start Source material

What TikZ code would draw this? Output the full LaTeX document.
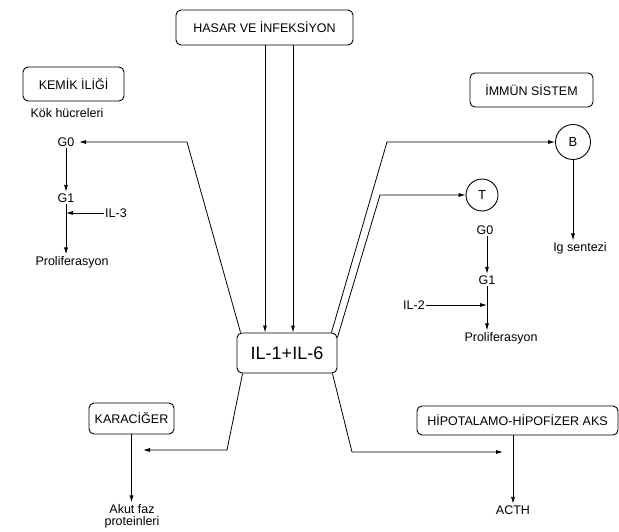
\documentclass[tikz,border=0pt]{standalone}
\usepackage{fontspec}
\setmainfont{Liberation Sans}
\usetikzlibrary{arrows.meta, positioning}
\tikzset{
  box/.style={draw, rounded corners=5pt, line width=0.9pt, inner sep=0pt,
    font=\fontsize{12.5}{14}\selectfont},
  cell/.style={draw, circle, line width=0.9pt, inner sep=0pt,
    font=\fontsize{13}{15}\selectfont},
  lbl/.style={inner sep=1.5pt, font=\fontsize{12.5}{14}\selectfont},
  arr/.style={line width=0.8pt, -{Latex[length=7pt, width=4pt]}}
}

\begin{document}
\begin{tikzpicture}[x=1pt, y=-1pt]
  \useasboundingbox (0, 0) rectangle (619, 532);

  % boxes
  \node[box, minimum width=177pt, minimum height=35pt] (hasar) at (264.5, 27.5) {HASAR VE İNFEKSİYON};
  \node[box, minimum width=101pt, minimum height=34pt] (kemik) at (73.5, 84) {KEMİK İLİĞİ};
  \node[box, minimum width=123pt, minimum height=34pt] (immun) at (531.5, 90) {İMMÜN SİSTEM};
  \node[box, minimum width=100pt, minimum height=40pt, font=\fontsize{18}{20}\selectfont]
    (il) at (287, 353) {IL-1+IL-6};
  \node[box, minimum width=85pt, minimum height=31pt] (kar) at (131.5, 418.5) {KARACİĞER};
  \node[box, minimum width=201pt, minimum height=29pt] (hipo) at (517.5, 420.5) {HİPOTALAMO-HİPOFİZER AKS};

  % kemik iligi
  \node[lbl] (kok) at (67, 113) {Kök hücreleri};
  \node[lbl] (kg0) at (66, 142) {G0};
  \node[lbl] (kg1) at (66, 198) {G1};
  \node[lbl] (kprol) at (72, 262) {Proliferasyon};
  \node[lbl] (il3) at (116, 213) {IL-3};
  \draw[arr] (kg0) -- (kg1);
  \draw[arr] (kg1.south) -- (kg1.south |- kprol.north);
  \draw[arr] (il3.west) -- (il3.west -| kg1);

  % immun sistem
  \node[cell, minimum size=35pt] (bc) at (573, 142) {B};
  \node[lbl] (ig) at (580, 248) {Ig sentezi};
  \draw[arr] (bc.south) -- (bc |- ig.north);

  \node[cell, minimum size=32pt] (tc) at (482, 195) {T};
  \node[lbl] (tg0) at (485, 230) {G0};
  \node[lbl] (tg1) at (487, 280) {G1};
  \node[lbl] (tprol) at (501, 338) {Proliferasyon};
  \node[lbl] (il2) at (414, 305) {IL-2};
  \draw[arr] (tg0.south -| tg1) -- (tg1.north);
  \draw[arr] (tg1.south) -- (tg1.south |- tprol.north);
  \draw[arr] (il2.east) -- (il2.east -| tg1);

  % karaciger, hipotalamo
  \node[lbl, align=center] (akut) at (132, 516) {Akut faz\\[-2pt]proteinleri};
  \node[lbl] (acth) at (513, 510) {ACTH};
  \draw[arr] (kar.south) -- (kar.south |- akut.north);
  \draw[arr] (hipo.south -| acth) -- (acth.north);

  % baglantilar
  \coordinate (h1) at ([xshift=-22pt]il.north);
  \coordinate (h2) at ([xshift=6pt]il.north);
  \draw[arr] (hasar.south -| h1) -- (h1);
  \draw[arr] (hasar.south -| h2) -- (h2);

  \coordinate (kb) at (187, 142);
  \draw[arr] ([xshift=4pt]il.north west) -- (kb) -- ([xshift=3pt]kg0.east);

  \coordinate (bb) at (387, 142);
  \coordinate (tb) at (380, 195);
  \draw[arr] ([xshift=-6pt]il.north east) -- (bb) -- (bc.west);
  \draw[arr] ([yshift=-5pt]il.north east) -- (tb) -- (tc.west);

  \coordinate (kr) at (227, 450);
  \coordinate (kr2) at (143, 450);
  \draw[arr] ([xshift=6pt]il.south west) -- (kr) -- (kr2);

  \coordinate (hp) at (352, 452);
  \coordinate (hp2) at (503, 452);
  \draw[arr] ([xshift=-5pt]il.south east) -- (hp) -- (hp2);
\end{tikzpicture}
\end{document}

end Source material

● **Problem description**: Restate the whole listing above exactly, except for its images.

● **Solution to this problem**:
What TikZ code would draw this? Output the full LaTeX document.
\documentclass[tikz,border=0pt]{standalone}
\usepackage{fontspec}
\setmainfont{Liberation Sans}
\usetikzlibrary{arrows.meta, positioning}
\tikzset{
  box/.style={draw, rounded corners=5pt, line width=0.9pt, inner sep=0pt,
    font=\fontsize{12.5}{14}\selectfont},
  cell/.style={draw, circle, line width=0.9pt, inner sep=0pt,
    font=\fontsize{13}{15}\selectfont},
  lbl/.style={inner sep=1.5pt, font=\fontsize{12.5}{14}\selectfont},
  arr/.style={line width=0.8pt, -{Latex[length=7pt, width=4pt]}}
}

\begin{document}
\begin{tikzpicture}[x=1pt, y=-1pt]
  \useasboundingbox (0, 0) rectangle (619, 532);

  % boxes
  \node[box, minimum width=177pt, minimum height=35pt] (hasar) at (264.5, 27.5) {HASAR VE İNFEKSİYON};
  \node[box, minimum width=101pt, minimum height=34pt] (kemik) at (73.5, 84) {KEMİK İLİĞİ};
  \node[box, minimum width=123pt, minimum height=34pt] (immun) at (531.5, 90) {İMMÜN SİSTEM};
  \node[box, minimum width=100pt, minimum height=40pt, font=\fontsize{18}{20}\selectfont]
    (il) at (287, 353) {IL-1+IL-6};
  \node[box, minimum width=85pt, minimum height=31pt] (kar) at (131.5, 418.5) {KARACİĞER};
  \node[box, minimum width=201pt, minimum height=29pt] (hipo) at (517.5, 420.5) {HİPOTALAMO-HİPOFİZER AKS};

  % kemik iligi
  \node[lbl] (kok) at (67, 113) {Kök hücreleri};
  \node[lbl] (kg0) at (66, 142) {G0};
  \node[lbl] (kg1) at (66, 198) {G1};
  \node[lbl] (kprol) at (72, 262) {Proliferasyon};
  \node[lbl] (il3) at (116, 213) {IL-3};
  \draw[arr] (kg0) -- (kg1);
  \draw[arr] (kg1.south) -- (kg1.south |- kprol.north);
  \draw[arr] (il3.west) -- (il3.west -| kg1);

  % immun sistem
  \node[cell, minimum size=35pt] (bc) at (573, 142) {B};
  \node[lbl] (ig) at (580, 248) {Ig sentezi};
  \draw[arr] (bc.south) -- (bc |- ig.north);

  \node[cell, minimum size=32pt] (tc) at (482, 195) {T};
  \node[lbl] (tg0) at (485, 230) {G0};
  \node[lbl] (tg1) at (487, 280) {G1};
  \node[lbl] (tprol) at (501, 338) {Proliferasyon};
  \node[lbl] (il2) at (414, 305) {IL-2};
  \draw[arr] (tg0.south -| tg1) -- (tg1.north);
  \draw[arr] (tg1.south) -- (tg1.south |- tprol.north);
  \draw[arr] (il2.east) -- (il2.east -| tg1);

  % karaciger, hipotalamo
  \node[lbl, align=center] (akut) at (132, 516) {Akut faz\\[-2pt]proteinleri};
  \node[lbl] (acth) at (513, 510) {ACTH};
  \draw[arr] (kar.south) -- (kar.south |- akut.north);
  \draw[arr] (hipo.south -| acth) -- (acth.north);

  % baglantilar
  \coordinate (h1) at ([xshift=-22pt]il.north);
  \coordinate (h2) at ([xshift=6pt]il.north);
  \draw[arr] (hasar.south -| h1) -- (h1);
  \draw[arr] (hasar.south -| h2) -- (h2);

  \coordinate (kb) at (187, 142);
  \draw[arr] ([xshift=4pt]il.north west) -- (kb) -- ([xshift=3pt]kg0.east);

  \coordinate (bb) at (387, 142);
  \coordinate (tb) at (380, 195);
  \draw[arr] ([xshift=-6pt]il.north east) -- (bb) -- (bc.west);
  \draw[arr] ([yshift=-5pt]il.north east) -- (tb) -- (tc.west);

  \coordinate (kr) at (227, 450);
  \coordinate (kr2) at (143, 450);
  \draw[arr] ([xshift=6pt]il.south west) -- (kr) -- (kr2);

  \coordinate (hp) at (352, 452);
  \coordinate (hp2) at (503, 452);
  \draw[arr] ([xshift=-5pt]il.south east) -- (hp) -- (hp2);
\end{tikzpicture}
\end{document}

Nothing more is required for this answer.